==== Stored data ====

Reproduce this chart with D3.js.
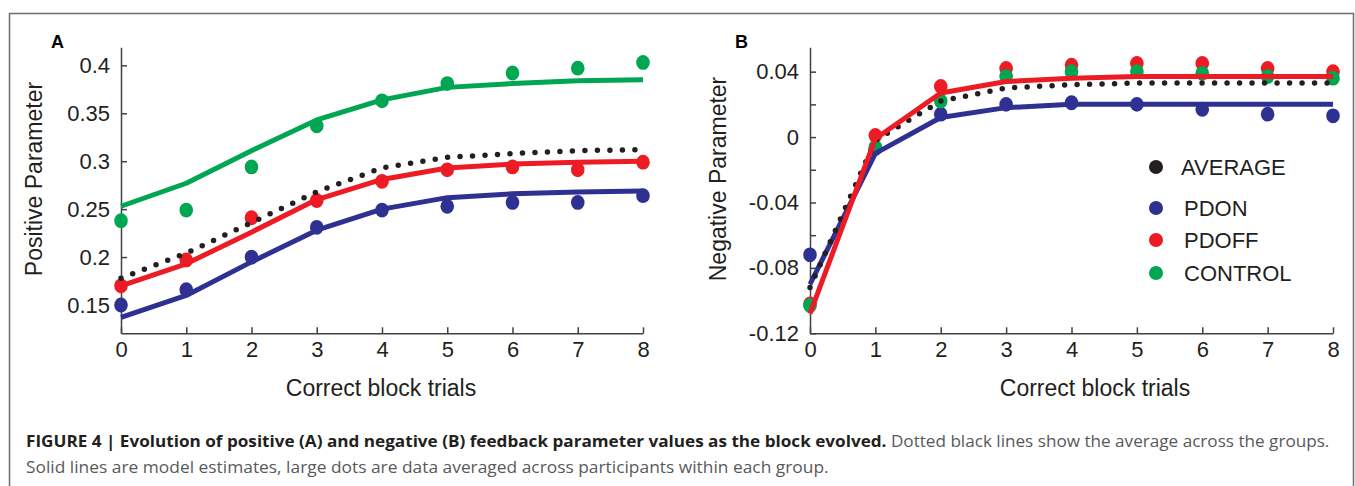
<!DOCTYPE html>
<html>
<head>
<meta charset="utf-8">
<script src="https://cdn.jsdelivr.net/npm/d3@7"></script>
<style>
  body { margin: 0; background: #fff; }
  svg { display: block; }
</style>
</head>
<body>
<svg id="chart"></svg>
<script>
var width = 1355;
var height = 486;

// trials on the x axis
var trials = [0, 1, 2, 3, 4, 5, 6, 7, 8];

// panel A : positive feedback parameter
var posTicks = [0.15, 0.2, 0.25, 0.3, 0.35, 0.4];
var posAverage     = [0.178, 0.204, 0.236, 0.268, 0.293, 0.304, 0.308, 0.311, 0.312];
var posPdonLine    = [0.137, 0.160, 0.195, 0.228, 0.250, 0.262, 0.266, 0.268, 0.269];
var posPdonDots    = [0.150, 0.166, 0.200, 0.231, 0.249, 0.253, 0.257, 0.257, 0.264];
var posPdoffLine   = [0.170, 0.193, 0.226, 0.260, 0.281, 0.293, 0.297, 0.299, 0.300];
var posPdoffDots   = [0.170, 0.197, 0.241, 0.259, 0.279, 0.291, 0.294, 0.291, 0.299];
var posControlLine = [0.253, 0.277, 0.311, 0.343, 0.364, 0.377, 0.381, 0.384, 0.385];
var posControlDots = [0.238, 0.249, 0.294, 0.337, 0.363, 0.381, 0.392, 0.397, 0.403];

// panel B : negative feedback parameter
var negTicks = [-0.12, -0.08, -0.04, 0, 0.04];
var negMinorTicks = [-0.12, -0.1, -0.08, -0.06, -0.04, -0.02, 0, 0.02, 0.04];
var negAverage     = [-0.092, -0.002, 0.022, 0.030, 0.032, 0.033, 0.033, 0.033, 0.033];
var negPdonLine    = [-0.090, -0.010, 0.012, 0.018, 0.020, 0.020, 0.020, 0.020, 0.020];
var negPdonDots    = [-0.072, -0.007, 0.014, 0.020, 0.021, 0.020, 0.017, 0.014, 0.013];
var negPdoffLine   = [-0.108, -0.001, 0.027, 0.034, 0.036, 0.037, 0.037, 0.037, 0.037];
var negPdoffDots   = [-0.102, 0.001, 0.031, 0.042, 0.044, 0.045, 0.045, 0.042, 0.040];
var negControlDots = [-0.103, -0.006, 0.022, 0.037, 0.040, 0.040, 0.039, 0.037, 0.036];

var legendNames = ["AVERAGE", "PDON", "PDOFF", "CONTROL"];

var colors = {
  AVERAGE: "#231f20",
  PDON: "#2e3192",
  PDOFF: "#ed1c24",
  CONTROL: "#00a651"
};

var font = "'Liberation Sans', Arial, sans-serif";
var ink = "#231f20";

var svg = d3.select("#chart")
    .attr("width", width)
    .attr("height", height);

// figure frame
svg.append("path")
    .attr("d", "M9.5," + height + "V13.5H1353.5V" + height)
    .attr("fill", "none")
    .attr("stroke", "#6d6e70")
    .attr("stroke-width", 1.5);

function drawPanel(opt) {
  var g = svg.append("g");

  var x = d3.scaleLinear()
      .domain([0, 8])
      .range(opt.xRange);

  var y = d3.scaleLinear()
      .domain(opt.yDomain)
      .range([333.3, 47.3]);

  var fmt = function(d) {
    return opt.labelTicks.some(t => Math.abs(t - d) < 1e-9) ? String(+d.toFixed(2)) : "";
  };

  var yAxis = g.append("g")
      .attr("transform", "translate(" + opt.xRange[0] + ",0)")
      .call(d3.axisLeft(y)
          .tickValues(opt.yTicks)
          .tickFormat(fmt)
          .tickSizeInner(-6)
          .tickSizeOuter(0)
          .tickPadding(11));

  var xAxis = g.append("g")
      .attr("transform", "translate(0," + y.range()[0] + ")")
      .call(d3.axisBottom(x)
          .tickValues(trials)
          .tickFormat(d3.format("d"))
          .tickSizeInner(-6)
          .tickSizeOuter(0)
          .tickPadding(8));

  [xAxis, yAxis].forEach(function(a) {
    a.selectAll("path, line").attr("stroke", "#414042").attr("stroke-width", 1.5);
    a.selectAll("text")
        .attr("font-family", font)
        .attr("font-size", 22)
        .attr("fill", ink);
  });

  var line = d3.line()
      .x((d, i) => x(trials[i]))
      .y(d => y(d));

  function dots(values, color) {
    g.append("g")
      .selectAll("ellipse")
      .data(values)
      .enter()
      .append("ellipse")
        .attr("cx", (d, i) => x(trials[i]))
        .attr("cy", d => y(d))
        .attr("rx", 6.8)
        .attr("ry", 7.4)
        .attr("fill", color);
  }

  function solid(values, color) {
    g.append("path")
        .datum(values)
        .attr("d", line)
        .attr("fill", "none")
        .attr("stroke", color)
        .attr("stroke-width", 5)
        .attr("stroke-linejoin", "round");
  }

  dots(opt.pdonDots, colors.PDON);
  dots(opt.pdoffDots, colors.PDOFF);
  dots(opt.controlDots, colors.CONTROL);
  solid(opt.pdonLine, colors.PDON);
  if (opt.controlLine) solid(opt.controlLine, colors.CONTROL);

  g.append("path")
      .datum(opt.average)
      .attr("d", line)
      .attr("fill", "none")
      .attr("stroke", colors.AVERAGE)
      .attr("stroke-width", 5.5)
      .attr("stroke-linecap", "round")
      .attr("stroke-dasharray", "0 12.5");

  solid(opt.pdoffLine, colors.PDOFF);

  // panel letter
  g.append("text")
      .attr("x", opt.letterX)
      .attr("y", 48)
      .attr("font-family", font)
      .attr("font-weight", "bold")
      .attr("font-size", 18)
      .attr("fill", "#000")
      .text(opt.letter);

  // axis titles
  g.append("text")
      .attr("transform", "translate(" + opt.yTitleX + ",179) rotate(-90)")
      .attr("text-anchor", "middle")
      .attr("font-family", font)
      .attr("font-size", 23)
      .attr("fill", ink)
      .text(opt.yTitle);

  g.append("text")
      .attr("x", opt.xTitleX)
      .attr("y", 396)
      .attr("text-anchor", "middle")
      .attr("font-family", font)
      .attr("font-size", 23)
      .attr("fill", ink)
      .text("Correct block trials");

  return g;
}

drawPanel({
  letter: "A",
  letterX: 51,
  xRange: [121, 643],
  yDomain: [0.1205, 0.4188],
  yTicks: posTicks,
  labelTicks: posTicks,
  average: posAverage,
  pdonLine: posPdonLine,
  pdonDots: posPdonDots,
  pdoffLine: posPdoffLine,
  pdoffDots: posPdoffDots,
  controlLine: posControlLine,
  controlDots: posControlDots,
  yTitle: "Positive Parameter",
  yTitleX: 42,
  xTitleX: 381
});

var panelB = drawPanel({
  letter: "B",
  letterX: 735,
  xRange: [810, 1333],
  yDomain: [-0.12, 0.0549],
  yTicks: negMinorTicks,
  labelTicks: negTicks,
  average: negAverage,
  pdonLine: negPdonLine,
  pdonDots: negPdonDots,
  pdoffLine: negPdoffLine,
  pdoffDots: negPdoffDots,
  controlLine: null,
  controlDots: negControlDots,
  yTitle: "Negative Parameter",
  yTitleX: 726,
  xTitleX: 1095
});

// legend rows (first row sits a little apart from the rest)
var legendY = d3.scaleOrdinal()
    .domain(legendNames)
    .range([167, 208, 240, 273]);

var legend = panelB.append("g")
    .selectAll(".legend")
    .data(legendNames)
    .enter()
    .append("g")
      .classed("legend", true)
      .attr("transform", d => "translate(1156," + legendY(d) + ")");

legend.append("circle")
    .attr("r", 7)
    .attr("fill", d => colors[d]);

legend.append("text")
    .attr("x", d => d === "AVERAGE" ? 25 : 28)
    .attr("dy", "0.36em")
    .attr("font-family", font)
    .attr("font-size", 22)
    .attr("fill", ink)
    .text(d => d);

// caption
var captionFont = "'Open Sans', 'Liberation Sans', sans-serif";

function captionLine(parts, yPos, right) {
  var t = svg.append("text")
      .attr("font-family", captionFont)
      .attr("font-size", 15.5);
  parts.forEach(function(p) {
    t.append("tspan")
        .attr("font-weight", p.bold ? "bold" : "normal")
        .attr("fill", p.bold ? "#231f20" : "#58595b")
        .text(p.text);
  });
  var w = t.node().getComputedTextLength();
  var sx = (right - 26) / w;
  t.attr("transform", "translate(26," + yPos + ") scale(" + sx + ",1)");
}

captionLine([
  { text: "FIGURE 4 | Evolution of positive (A) and negative (B) feedback parameter values as the block evolved.", bold: true },
  { text: " Dotted black lines show the average across the groups.", bold: false }
], 447, 1330);

captionLine([
  { text: "Solid lines are model estimates, large dots are data averaged across participants within each group.", bold: false }
], 473, 829);
</script>
</body>
</html>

====

Problem: Take the lines from the start of the material to the line with "0.392, 0.397, 0.403];", both included, and transcribe them exactly without the pictures.

Finished task:
Reproduce this chart with D3.js.
<!DOCTYPE html>
<html>
<head>
<meta charset="utf-8">
<script src="https://cdn.jsdelivr.net/npm/d3@7"></script>
<style>
  body { margin: 0; background: #fff; }
  svg { display: block; }
</style>
</head>
<body>
<svg id="chart"></svg>
<script>
var width = 1355;
var height = 486;

// trials on the x axis
var trials = [0, 1, 2, 3, 4, 5, 6, 7, 8];

// panel A : positive feedback parameter
var posTicks = [0.15, 0.2, 0.25, 0.3, 0.35, 0.4];
var posAverage     = [0.178, 0.204, 0.236, 0.268, 0.293, 0.304, 0.308, 0.311, 0.312];
var posPdonLine    = [0.137, 0.160, 0.195, 0.228, 0.250, 0.262, 0.266, 0.268, 0.269];
var posPdonDots    = [0.150, 0.166, 0.200, 0.231, 0.249, 0.253, 0.257, 0.257, 0.264];
var posPdoffLine   = [0.170, 0.193, 0.226, 0.260, 0.281, 0.293, 0.297, 0.299, 0.300];
var posPdoffDots   = [0.170, 0.197, 0.241, 0.259, 0.279, 0.291, 0.294, 0.291, 0.299];
var posControlLine = [0.253, 0.277, 0.311, 0.343, 0.364, 0.377, 0.381, 0.384, 0.385];
var posControlDots = [0.238, 0.249, 0.294, 0.337, 0.363, 0.381, 0.392, 0.397, 0.403];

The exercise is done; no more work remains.